Tree Root, which depicts a fallen tree with exposed roots, was created as part of a series of preparatory work for Sutherland’s solo exhibition at Leicester Galleries in 1940. The form brings to mind the contorted limbs of Matthias Grünewald's dying christ in his Isenheim Altarpiece (1506-15), which had previously been copied by Picasso and reproduced in Minotaure. A similar example to Tree Root, titled Green Tree Form: Interior of Woods (1940), exhibited in the fore-mentioned exhibition, was purchased by TATE and continues to form part of their collection.
Tree Root, which has never been offered for sale before, was gifted to Paul Drury; a lifelong friend of Sutherland, having met in the etching class of 1921 at Goldsmiths School of Art, where the pair would often overlap in subject matter. Throughout the course of the 1930s, Sutherland and Drury kept in close contact, Drury visited Sutherland on occasion at his home in Wales where they continued to share motifs, yet this was to be interrupted by preparations for the Second World War.
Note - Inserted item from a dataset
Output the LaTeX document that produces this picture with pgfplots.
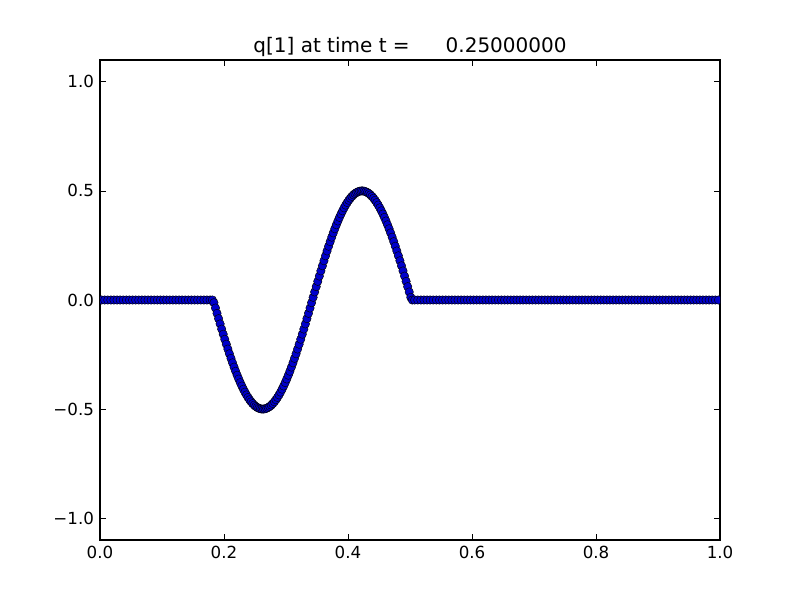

Sutherland and Drury corresponded over this period, Sutherland demonstrating concern over Kenneth Clarke’s selection of him as a war artist, moving Sutherland to his house at Upton. During the run-up to war and in the phoney war period, Sutherland went back to his beloved Wales, working on the content for his one man show at Leicester Galleries.
Although not documented in the correspondence, it was in 1939 or early 1940 that Tree Root was gifted to Drury. Other works gifted to Drury include Banana leaf and Landscape, which are now in the collection of the Museum of Wales.